[Problem statement] Only the lines from the start up to and including the line containing "(1749,970) -- cycle;" should be repeated, word for word.

[Data for the task]

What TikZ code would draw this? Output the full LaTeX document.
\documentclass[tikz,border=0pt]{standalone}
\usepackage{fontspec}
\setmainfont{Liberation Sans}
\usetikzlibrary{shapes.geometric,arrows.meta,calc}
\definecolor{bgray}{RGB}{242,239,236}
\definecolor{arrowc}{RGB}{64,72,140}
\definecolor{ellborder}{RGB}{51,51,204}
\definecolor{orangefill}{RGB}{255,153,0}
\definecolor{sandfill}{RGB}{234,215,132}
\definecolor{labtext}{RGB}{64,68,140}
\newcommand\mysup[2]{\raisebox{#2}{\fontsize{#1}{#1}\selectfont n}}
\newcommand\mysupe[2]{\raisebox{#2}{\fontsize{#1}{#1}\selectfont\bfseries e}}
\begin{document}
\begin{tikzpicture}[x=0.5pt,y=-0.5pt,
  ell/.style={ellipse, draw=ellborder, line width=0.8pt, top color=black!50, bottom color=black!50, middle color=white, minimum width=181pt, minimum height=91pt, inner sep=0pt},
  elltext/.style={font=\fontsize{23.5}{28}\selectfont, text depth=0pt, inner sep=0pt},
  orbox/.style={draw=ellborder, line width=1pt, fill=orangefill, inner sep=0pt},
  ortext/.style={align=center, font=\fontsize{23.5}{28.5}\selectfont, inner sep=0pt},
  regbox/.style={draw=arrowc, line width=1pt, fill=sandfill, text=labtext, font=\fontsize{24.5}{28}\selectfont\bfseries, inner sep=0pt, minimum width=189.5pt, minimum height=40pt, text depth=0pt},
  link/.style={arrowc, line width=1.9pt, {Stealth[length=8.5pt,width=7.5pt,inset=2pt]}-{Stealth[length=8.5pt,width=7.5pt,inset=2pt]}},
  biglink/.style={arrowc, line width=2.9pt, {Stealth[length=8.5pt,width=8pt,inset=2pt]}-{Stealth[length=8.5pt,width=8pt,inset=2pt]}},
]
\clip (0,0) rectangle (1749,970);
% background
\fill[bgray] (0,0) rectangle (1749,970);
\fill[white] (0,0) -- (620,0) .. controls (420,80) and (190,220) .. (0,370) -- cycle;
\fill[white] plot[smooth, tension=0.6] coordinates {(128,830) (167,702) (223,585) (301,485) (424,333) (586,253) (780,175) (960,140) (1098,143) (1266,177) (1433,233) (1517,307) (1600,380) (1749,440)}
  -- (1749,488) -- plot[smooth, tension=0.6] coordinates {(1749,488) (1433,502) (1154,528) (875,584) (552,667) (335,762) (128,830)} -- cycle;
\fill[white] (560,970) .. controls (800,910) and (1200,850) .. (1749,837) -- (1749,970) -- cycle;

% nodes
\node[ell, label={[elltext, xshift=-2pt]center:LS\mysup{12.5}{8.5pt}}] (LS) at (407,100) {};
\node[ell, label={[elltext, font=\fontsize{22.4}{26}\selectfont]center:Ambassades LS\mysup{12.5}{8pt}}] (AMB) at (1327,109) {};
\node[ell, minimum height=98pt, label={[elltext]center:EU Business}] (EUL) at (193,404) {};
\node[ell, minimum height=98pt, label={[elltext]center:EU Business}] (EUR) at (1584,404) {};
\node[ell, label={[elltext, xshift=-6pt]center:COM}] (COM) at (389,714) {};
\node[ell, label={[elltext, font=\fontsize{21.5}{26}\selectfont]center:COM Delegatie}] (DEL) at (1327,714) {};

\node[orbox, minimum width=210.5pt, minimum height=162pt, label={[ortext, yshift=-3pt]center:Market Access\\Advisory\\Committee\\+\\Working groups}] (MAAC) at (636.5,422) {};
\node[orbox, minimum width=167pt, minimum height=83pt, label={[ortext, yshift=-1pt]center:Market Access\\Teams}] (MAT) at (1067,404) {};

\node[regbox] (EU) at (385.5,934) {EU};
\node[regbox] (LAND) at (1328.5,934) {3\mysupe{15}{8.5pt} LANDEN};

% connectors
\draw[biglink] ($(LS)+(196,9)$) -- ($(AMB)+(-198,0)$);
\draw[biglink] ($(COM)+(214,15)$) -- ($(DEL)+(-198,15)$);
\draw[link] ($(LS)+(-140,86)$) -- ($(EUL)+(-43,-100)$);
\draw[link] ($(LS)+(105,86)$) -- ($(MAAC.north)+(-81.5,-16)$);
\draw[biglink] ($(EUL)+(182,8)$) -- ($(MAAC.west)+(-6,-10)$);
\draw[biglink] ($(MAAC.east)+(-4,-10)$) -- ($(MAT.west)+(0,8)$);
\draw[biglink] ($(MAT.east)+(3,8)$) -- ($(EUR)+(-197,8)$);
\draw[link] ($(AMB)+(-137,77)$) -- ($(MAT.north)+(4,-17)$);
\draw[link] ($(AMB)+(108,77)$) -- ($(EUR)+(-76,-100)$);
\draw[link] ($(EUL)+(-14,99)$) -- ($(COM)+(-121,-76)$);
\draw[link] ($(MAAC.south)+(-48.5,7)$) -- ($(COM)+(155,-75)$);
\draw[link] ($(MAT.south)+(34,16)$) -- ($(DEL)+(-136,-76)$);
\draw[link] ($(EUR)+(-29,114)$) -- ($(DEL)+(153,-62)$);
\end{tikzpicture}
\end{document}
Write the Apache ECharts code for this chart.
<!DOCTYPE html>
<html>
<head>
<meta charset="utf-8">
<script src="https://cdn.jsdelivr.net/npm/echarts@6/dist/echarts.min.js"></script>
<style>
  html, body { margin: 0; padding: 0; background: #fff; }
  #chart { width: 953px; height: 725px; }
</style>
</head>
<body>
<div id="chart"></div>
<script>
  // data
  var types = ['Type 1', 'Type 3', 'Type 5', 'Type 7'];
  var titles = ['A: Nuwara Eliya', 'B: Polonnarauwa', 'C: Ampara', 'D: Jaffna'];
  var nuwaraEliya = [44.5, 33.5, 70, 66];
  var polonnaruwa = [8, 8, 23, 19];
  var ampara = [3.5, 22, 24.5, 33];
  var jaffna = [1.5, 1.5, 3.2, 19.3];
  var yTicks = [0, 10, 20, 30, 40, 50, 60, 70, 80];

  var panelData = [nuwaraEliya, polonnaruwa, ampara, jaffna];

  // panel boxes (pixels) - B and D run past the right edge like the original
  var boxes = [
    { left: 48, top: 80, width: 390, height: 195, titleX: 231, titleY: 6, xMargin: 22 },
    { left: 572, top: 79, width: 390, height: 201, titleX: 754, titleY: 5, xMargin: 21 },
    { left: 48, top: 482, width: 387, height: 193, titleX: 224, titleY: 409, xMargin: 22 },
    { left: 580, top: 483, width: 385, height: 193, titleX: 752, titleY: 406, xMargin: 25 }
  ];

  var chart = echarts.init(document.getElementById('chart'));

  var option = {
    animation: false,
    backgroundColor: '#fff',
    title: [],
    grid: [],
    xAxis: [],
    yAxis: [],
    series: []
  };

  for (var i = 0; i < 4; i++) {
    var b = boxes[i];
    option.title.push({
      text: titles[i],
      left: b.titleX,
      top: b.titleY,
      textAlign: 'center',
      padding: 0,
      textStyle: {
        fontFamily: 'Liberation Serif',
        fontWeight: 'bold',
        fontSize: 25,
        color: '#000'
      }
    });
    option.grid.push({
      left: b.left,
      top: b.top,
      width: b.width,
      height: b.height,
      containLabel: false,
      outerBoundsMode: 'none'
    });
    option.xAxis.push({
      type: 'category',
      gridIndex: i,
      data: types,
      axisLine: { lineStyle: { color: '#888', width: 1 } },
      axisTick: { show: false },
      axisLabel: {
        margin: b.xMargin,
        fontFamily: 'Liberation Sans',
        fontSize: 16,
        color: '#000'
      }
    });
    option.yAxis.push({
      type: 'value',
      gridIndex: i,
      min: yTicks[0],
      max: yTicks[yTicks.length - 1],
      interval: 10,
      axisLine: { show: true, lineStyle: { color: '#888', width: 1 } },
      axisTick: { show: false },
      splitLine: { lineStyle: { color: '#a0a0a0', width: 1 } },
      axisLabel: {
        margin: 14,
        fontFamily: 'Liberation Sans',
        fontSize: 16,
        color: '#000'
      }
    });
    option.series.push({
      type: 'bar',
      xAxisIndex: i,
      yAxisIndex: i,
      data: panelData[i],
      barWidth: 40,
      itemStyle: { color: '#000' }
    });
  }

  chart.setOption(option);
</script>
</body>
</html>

[Correct result]
What TikZ code would draw this? Output the full LaTeX document.
\documentclass[tikz,border=0pt]{standalone}
\usepackage{fontspec}
\setmainfont{Liberation Sans}
\usetikzlibrary{shapes.geometric,arrows.meta,calc}
\definecolor{bgray}{RGB}{242,239,236}
\definecolor{arrowc}{RGB}{64,72,140}
\definecolor{ellborder}{RGB}{51,51,204}
\definecolor{orangefill}{RGB}{255,153,0}
\definecolor{sandfill}{RGB}{234,215,132}
\definecolor{labtext}{RGB}{64,68,140}
\newcommand\mysup[2]{\raisebox{#2}{\fontsize{#1}{#1}\selectfont n}}
\newcommand\mysupe[2]{\raisebox{#2}{\fontsize{#1}{#1}\selectfont\bfseries e}}
\begin{document}
\begin{tikzpicture}[x=0.5pt,y=-0.5pt,
  ell/.style={ellipse, draw=ellborder, line width=0.8pt, top color=black!50, bottom color=black!50, middle color=white, minimum width=181pt, minimum height=91pt, inner sep=0pt},
  elltext/.style={font=\fontsize{23.5}{28}\selectfont, text depth=0pt, inner sep=0pt},
  orbox/.style={draw=ellborder, line width=1pt, fill=orangefill, inner sep=0pt},
  ortext/.style={align=center, font=\fontsize{23.5}{28.5}\selectfont, inner sep=0pt},
  regbox/.style={draw=arrowc, line width=1pt, fill=sandfill, text=labtext, font=\fontsize{24.5}{28}\selectfont\bfseries, inner sep=0pt, minimum width=189.5pt, minimum height=40pt, text depth=0pt},
  link/.style={arrowc, line width=1.9pt, {Stealth[length=8.5pt,width=7.5pt,inset=2pt]}-{Stealth[length=8.5pt,width=7.5pt,inset=2pt]}},
  biglink/.style={arrowc, line width=2.9pt, {Stealth[length=8.5pt,width=8pt,inset=2pt]}-{Stealth[length=8.5pt,width=8pt,inset=2pt]}},
]
\clip (0,0) rectangle (1749,970);
% background
\fill[bgray] (0,0) rectangle (1749,970);
\fill[white] (0,0) -- (620,0) .. controls (420,80) and (190,220) .. (0,370) -- cycle;
\fill[white] plot[smooth, tension=0.6] coordinates {(128,830) (167,702) (223,585) (301,485) (424,333) (586,253) (780,175) (960,140) (1098,143) (1266,177) (1433,233) (1517,307) (1600,380) (1749,440)}
  -- (1749,488) -- plot[smooth, tension=0.6] coordinates {(1749,488) (1433,502) (1154,528) (875,584) (552,667) (335,762) (128,830)} -- cycle;
\fill[white] (560,970) .. controls (800,910) and (1200,850) .. (1749,837) -- (1749,970) -- cycle;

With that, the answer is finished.